The banter is non-existent. The plot is not only tedious, it's confusing and hackneyed. What chemistry that may have once existed between the two is now shot to pieces, and it becomes clear very early on that they simply don't want to be there, so why on earth would we want to watch them?
This film appears to have been made based entirely on the threadbare premise that women fancy McConaughey and men fancy Hudson - so some studio bigwig gave the green light to stick the two on a beach and watch them prance around in trunks and a bikini at great expense.

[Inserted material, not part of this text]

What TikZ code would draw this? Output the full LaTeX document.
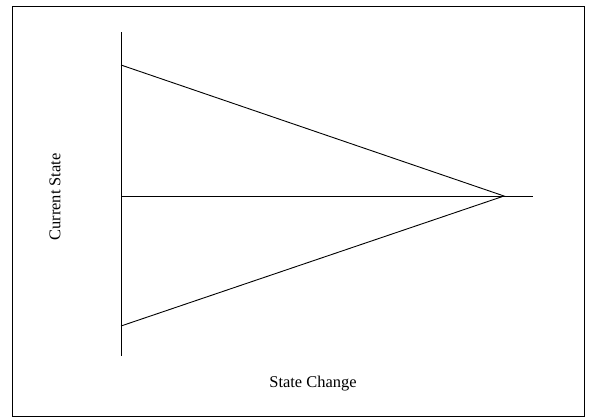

Orlando Bloom and Keira Knightley
The Pirates of the Caribbean: The Curse Of The Black Pearl, (2003), Dead Man’s Chest (2006), and At World’s End, (2007
Can something diminish if it was never held in great esteem in the first place? Apparently it can. Technically, this is cheating. I won't deny it, but seeing as Manakin Skywalker Hayden Christensen and Natalie Portman were at their 'best' in the third instalment of the Star Wars prequel trilogy, and their second film together, it didn't quite fit in with the pattern that I had going on here.
A few years ago, Hollywood was willing Orlando Bloom on to be the next big thing and they granted him numerous opportunities in huge epics such as Kingdom Of Heaven and Troy after the Lord Of The Rings trilogy to prove himself an actor of real substance.
Bloom's take on acting seems to be that you have to essentially announce everything in a grandiose manner. There are no subtleties, but lots of bravado. This then makes it something of a thankless task to build up any sort of on-screen chemistry next to an actor permanently disconnected from the scene. It gets even tougher when that actress is Keira Knightley, who much like Bloom (albeit with some exceptions), essentially announces everything too. Their scenes together are all pretence and no passion. Shouting their lines at each other, and constantly talking about how much they love one another doesn’t immediately mean that it translates as anything more substantial or believable to the viewer.
I'm by no means a fan of the Pirates series, but it's like they actually, physically, just gave up on trying to get any sort of chemistry going after the first film. It doesn't help that Knightley and Depp spark off each other so well in the exact same film, and the others thereafter.
Jack Lemmon and Walter Matthau
Meet Whiplash Willie (1966), The Odd Couple (1968), The Front Page (1974), Buddy Buddy (1981), Grumpy Old Men (1993), Grumpier Old Men (1995), Out To Sea (1997), The Odd Couple 2 (1998)
Talk about taking a good idea and flogging it half to death. The chemistry between Lemmon and Matthau is again undeniable, but over the years and the subsequent sequels and strained remakes of the Odd Couple in similar and far less hilarious situations, the tumbleweeds began to come out in force and the laughter tracks began to feel more forced.
It's akin to sacrilege to castigate Hollywood royalty in such a way, but to see two once-great actors merely cashing in on such a partnership is extremely unedifying.
Of course, it is somewhat understandable given the reality that any meatier roles elsewhere were likely to have been given to younger actors, but that’s no excuse for doing it in the first place. Legacies are often defined by what an actor does in his twilight years; take note, De Niro and Pacino.
Lemmon and Matthau had a partnership so natural that it'll be difficult to better or even replicate again in the modern cinematic age. There are simply too many stars now for two people to be granted such freedoms alongside one another in so many character-based vehicles.
It was once good, then it became great, but Lemmon and Matthau will be remembered as much for the films that were good as the ones that were bad, and that in itself is a sad way to bow out.